Turkey to finalise nuclear deal by December, minister says

Turkey expects to finish talks with Russia’s Atomstroiexport by next month on building its first nuclear power plant and will accelerate plans to construct more, Energy Minister Taner Yıldız said on Wednesday.

Turkey has repeatedly pushed back a deadline to finish the tender, held in September 2008, at which Atomstroiexport and its partners Inter RAO and Turkey’s Park Teknik were the only bidders. It wants the group to lower the price at which it will sell the government electricity.

“Talks on the nuclear power station are continuing, but are not at the point where I can share details with the public,” Yıldız told an energy conference. “We want to complete it by the end of November or … December.”

Turkey is reviewing Atomstroiexport’s revised bid. The new price is $0.134-$0.154 per kilowatt hour, 27 percent lower than its original bid but still about double current rates.

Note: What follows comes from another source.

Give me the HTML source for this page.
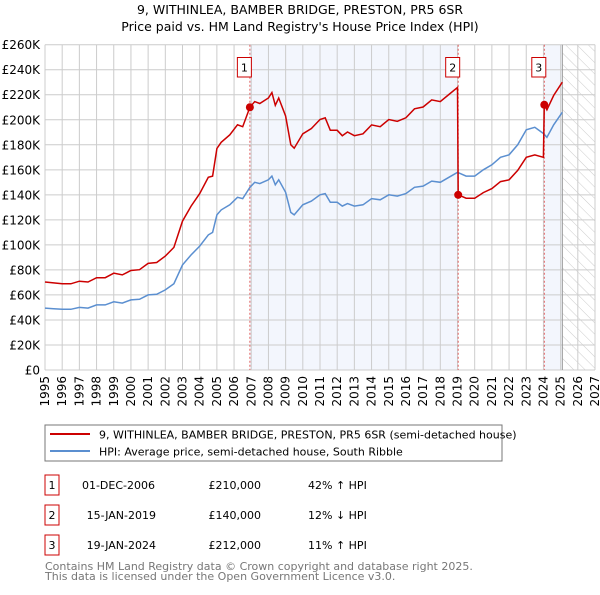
<!DOCTYPE html>
<html><head><meta charset="utf-8"><style>
body{margin:0;background:#fff;font-family:"Liberation Sans","DejaVu Sans",sans-serif;}
svg text{font-family:"DejaVu Sans","Liberation Sans",sans-serif;}
</style></head><body>
<svg id="c" width="600" height="590" xmlns="http://www.w3.org/2000/svg">
<defs><pattern id="hatch" width="8" height="8" patternUnits="userSpaceOnUse" patternTransform="rotate(-45)"><line x1="0" y1="0" x2="0" y2="8" stroke="#ccc" stroke-width="1"/></pattern></defs>
<text x="300" y="14" text-anchor="middle" font-size="12.5" fill="#000">9, WITHINLEA, BAMBER BRIDGE, PRESTON, PR5 6SR</text>
<text x="300" y="31" text-anchor="middle" font-size="12.5" fill="#000">Price paid vs. HM Land Registry's House Price Index (HPI)</text>
<g id="plot"></g>
<g>
<rect x="45" y="425" width="457" height="36" fill="#fff" stroke="#777"/>
<line x1="50" y1="434" x2="90" y2="434" stroke="#cc0000" stroke-width="2"/>
<text x="99" y="438.5" font-size="11">9, WITHINLEA, BAMBER BRIDGE, PRESTON, PR5 6SR (semi-detached house)</text>
<line x1="50" y1="451" x2="90" y2="451" stroke="#5b8fd0" stroke-width="2"/>
<text x="99" y="455.5" font-size="11">HPI: Average price, semi-detached house, South Ribble</text>
</g>
<g font-size="11">
<rect x="45" y="475" width="14" height="20" fill="#fff" stroke="#cc0000"/><text x="52" y="489" text-anchor="middle">1</text>
<text x="155" y="489" text-anchor="end">01-DEC-2006</text><text x="261" y="489" text-anchor="end">£210,000</text><text x="308" y="489">42% ↑ HPI</text>
<rect x="45" y="505" width="14" height="20" fill="#fff" stroke="#cc0000"/><text x="52" y="519" text-anchor="middle">2</text>
<text x="156" y="519" text-anchor="end">15-JAN-2019</text><text x="261" y="519" text-anchor="end">£140,000</text><text x="308" y="519">12% ↓ HPI</text>
<rect x="45" y="535" width="14" height="20" fill="#fff" stroke="#cc0000"/><text x="52" y="549" text-anchor="middle">3</text>
<text x="156" y="549" text-anchor="end">19-JAN-2024</text><text x="261" y="549" text-anchor="end">£212,000</text><text x="308" y="549">11% ↑ HPI</text>
</g>
<text x="45" y="570" font-size="11" fill="#777">Contains HM Land Registry data © Crown copyright and database right 2025.</text>
<text x="45" y="580" font-size="11" fill="#777">This data is licensed under the Open Government Licence v3.0.</text>
</svg>
<script>
const yTicks=[0,20,40,60,80,100,120,140,160,180,200,220,240,260];
const xYears=[1995,1996,1997,1998,1999,2000,2001,2002,2003,2004,2005,2006,2007,2008,2009,2010,2011,2012,2013,2014,2015,2016,2017,2018,2019,2020,2021,2022,2023,2024,2025,2026,2027];
const hpiYears=[1995,1995.5,1996,1996.5,1997,1997.5,1998,1998.5,1999,1999.5,2000,2000.5,2001,2001.5,2002,2002.5,2003,2003.5,2004,2004.5,2004.75,2005,2005.25,2005.75,2006.2,2006.5,2006.92,2007.2,2007.5,2008,2008.2,2008.4,2008.6,2009,2009.3,2009.5,2010,2010.5,2011,2011.3,2011.6,2012,2012.3,2012.6,2013,2013.5,2014,2014.5,2015,2015.5,2016,2016.5,2017,2017.5,2018,2018.5,2019,2019.5,2020,2020.5,2021,2021.5,2022,2022.5,2023,2023.5,2024,2024.2,2024.6,2025.1];
const hpiValues=[49.5,49,48.5,48.5,50,49.5,52,52,54.5,53.5,56,56.5,60,60.5,64,69,84,92,99,108,110,124,128,132,138,137,146,150,149,152,155,148,152,142,126,124,132,135,140,141,134,134,131,133,131,132,137,136,140,139,141,146,147,151,150,154,158,155,155,160,164,170,172,180,192,194,189,186,196,206];
const priceYears=[1995,1995.5,1996,1996.5,1997,1997.5,1998,1998.5,1999,1999.5,2000,2000.5,2001,2001.5,2002,2002.5,2003,2003.5,2004,2004.5,2004.75,2005,2005.25,2005.75,2006.2,2006.5,2006.92,2007.2,2007.5,2008,2008.2,2008.4,2008.6,2009,2009.3,2009.5,2010,2010.5,2011,2011.3,2011.6,2012,2012.3,2012.6,2013,2013.5,2014,2014.5,2015,2015.5,2016,2016.5,2017,2017.5,2018,2018.5,2019,2019.04,2019.5,2020,2020.5,2021,2021.5,2022,2022.5,2023,2023.5,2024,2024.05,2024.2,2024.6,2025.1];
const priceValues=[70.3,69.6,68.9,68.9,71,70.3,73.8,73.8,77.4,76,79.5,80.2,85.2,85.9,91,98,119,131,141,154,155,177,182,188,196,194.5,210,214.5,213,217.4,221.7,211.6,217.4,203,180,177.3,188.8,193,200.2,201.6,191.6,191.6,187.3,190.2,187.3,188.8,195.9,194.5,200.2,198.8,201.6,208.8,210.2,215.9,214.5,220.2,225.9,140,137.3,137.3,141.8,145,150.6,152,159.5,170,171.9,170,212,208,219.5,230];
const saleYears=[2006.92,2019.04,2024.05];
const salePrices=[210,140,212];
const saleLabels=["1","2","3"];

const NS="http://www.w3.org/2000/svg";
const X0=45,X1=595,Y0=370,Y1=44.7;
const xs=y=>X0+(y-1995)/(2027-1995)*(X1-X0);
const ys=v=>Y0-v/260*(Y0-Y1);
const g=document.getElementById('plot');
function mk(t,a){const e=document.createElementNS(NS,t);for(const k in a)e.setAttribute(k,a[k]);g.appendChild(e);return e;}
let e;
e=mk('rect',{x:xs(saleYears[0]),y:Y1,width:xs(saleYears[1])-xs(saleYears[0]),height:Y0-Y1,fill:'#f3f6fd'});


e=mk('rect',{x:xs(saleYears[2]),y:Y1,width:xs(2025.1)-xs(saleYears[2]),height:Y0-Y1,fill:'#f3f6fd'});


e=mk('rect',{x:xs(2025.1),y:Y1,width:X1-xs(2025.1),height:Y0-Y1,fill:'url(#hatch)'});


yTicks.forEach(v=>{
 e=mk('line',{x1:X0,x2:X1,y1:ys(v),y2:ys(v),stroke:'#ccc','stroke-width':1});
 
 
 e=mk('text',{x:X0-5,y:ys(v)+4.5,'text-anchor':'end','font-size':12});
 e.textContent=v===0?'£0':'£'+v+'K';
 
 
});
xYears.forEach(yr=>{
 e=mk('line',{x1:xs(yr),x2:xs(yr),y1:Y1,y2:Y0,stroke:'#ccc','stroke-width':1});
 
 
 e=mk('text',{x:0,y:0,'font-size':12,'text-anchor':'end',transform:`translate(${xs(yr)+4},${Y0+6}) rotate(-90)`});
 e.textContent=yr;
 
 
});
e=mk('line',{x1:xs(2025.1),x2:xs(2025.1),y1:Y1,y2:Y0,stroke:'#999','stroke-width':1});


saleYears.forEach((yr,i)=>{
 e=mk('line',{x1:xs(yr),x2:xs(yr),y1:Y1,y2:Y0,stroke:'#e06060','stroke-width':1,'stroke-dasharray':'2,2'});
 
 
});
function pts(xa,va){return xa.map((x,i)=>xs(x).toFixed(1)+','+ys(va[i]).toFixed(1)).join(' ');}
e=mk('polyline',{points:pts(hpiYears,hpiValues),fill:'none',stroke:'#5b8fd0','stroke-width':1.5});


e=mk('polyline',{points:pts(priceYears,priceValues),fill:'none',stroke:'#cc0000','stroke-width':1.5});


saleYears.forEach((yr,i)=>{
 e=mk('circle',{cx:xs(yr),cy:ys(salePrices[i]),r:4,fill:'#cc0000'});
 
 
 e=mk('rect',{x:xs(yr)-12.5,y:57.5,width:14,height:19.5,fill:'#fff',stroke:'#cc0000','stroke-width':1});
 
 
 e=mk('text',{x:xs(yr)-5.5,y:71.5,'text-anchor':'middle','font-size':11});
 e.textContent=saleLabels[i];
 
 
});
</script>
</body></html>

The government has guaranteed 15 years of power purchases to encourage investment in the plant, but any builder will still charge a premium to recoup as much as $8 billion in costs.

The site of the first plant is near the town of Akkuyu in the eastern Mediterranean. Turkey then wants to build at least two more plants, with potential sites near the city of Sinop on the Black Sea, as it seeks to cover a looming shortfall in electricity as well as cut dependence on foreign energy imports.

The government sees atomic power meeting 20 percent of Turkey’s power needs in 20 years.

“In 2010 … we have plans for both Akkuyu and Sinop, and I can easily say that we have plans for other places after those,” Yıldız said. “Even if we play with the model or the structure, we will most definitely break more ground on this in 2010.”

Activists and some opposition parties warn that a nuclear-power industry in Turkey, which is criss-crossed by geological faultlines, poses a threat to the environment.

Turkey has cancelled four previous attempts to build a nuclear plant, with plans stretching back to the late 1960s, due to the high cost and environmental concerns.

Natural gas, of which Turkey has few reserves of its own, fires half of its power plants. It imports most of that fuel from Russia, and opponents to last year’s nuclear tender have said awarding the contract to a Russian firm does not diversify its energy sources enough.

Yıldız also said his ministry was still drawing up legislation to develop more renewable energy sources and that parliament may vote on it in four months.